Are there any concrete, convincing examples of digital initiatives improving education anywhere in the country?

There are a couple. First, we’re not talking about the tool itself—we’ve had computers in the classroom for 20 or 25 years—we’re talking about how we’re going to use the tool to increase learning. … One example: the U.S. Department of Education did a meta-analysis and when we talk about blended instruction, they have reported that in their study, the students who participated in blended learning actually outperformed either their peers who were in full-time online or full-time face to face [classes]. So that’s a big one. Another report is “The Rise of the K-12 Blended Learning” by the Innosight Institute. They identified six models of blended learning and then highlighted 30 sites. Our site is in it for a project we did in northern California.

The interview has been edited for clarity and length.

Comments & Trackbacks (5) | Post a Comment

Joyce Scofield

Finally I’ve found a website with great information about the digital direction of education. I’m at the very bottom of my community trying to educate the public about alternatives in our current public education system. I’ve written articles, appeared on debates about (not) raising taxes for public schools, and read everything I can get my hands on re public education and alternatives. There are KIPP, Charter and other “public schools” out there that have successful results but we’re falling so far behind in the world I wonder if we’ll ever catch up. How can we, with music, art, “green” and “sustainable” studies compete with Asian students who go to school 10 hours a day and study math, science, reading and writing? While we continue to perpetuate, reward, and revel in mediocrity. With teachers not in the digital age, how will we get them educationally “online”? Maybe it’s something that has to begin with teacher training, in an alternative college environment. Currently our colleges don’t seem to be producing any forward thinking, “blended” teachers.
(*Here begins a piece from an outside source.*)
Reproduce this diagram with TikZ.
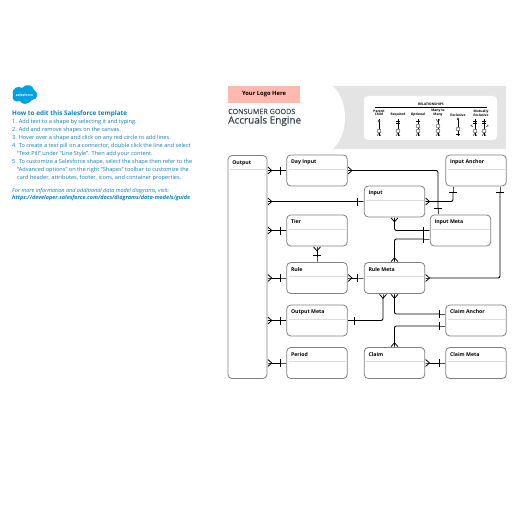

Thank you for the great site. Has there been any current info updates on the Rubber Rooms in NYC? I can’t seem to find anything although someone recently told me that they exist in LA, too. Why am I not surprised?

Justin Snider

Hi, Joyce —

The so-called Rubber Rooms are being phased out in NYC, although not as quickly as Mayor Michael Bloomberg and others would like. The New York Times and GothamSchools (http://gothamschools.org/) regularly cover the situation with Rubber Rooms in NYC. (In short, the union and the mayor reached a deal in April 2010 to close them down and speed up the arbitration hearings for those in Rubber Rooms, but my understanding is that they still kinda exist — just with significantly fewer teachers in them than before.)

R.S. Klenhard

Excellent presentation from Ms. Gillis. Her approach to “blended learning” is exactly what the Educational Systems across the Country need. She further identifies the need for the last two generations of parents to acquire their High School Diplomas and/or G.E.D.’s. along side their children. Why not have mom or dad in the same virtual classroom with their child? I am confident that Ms. Gillis will continue to scream from the educational mountain tops.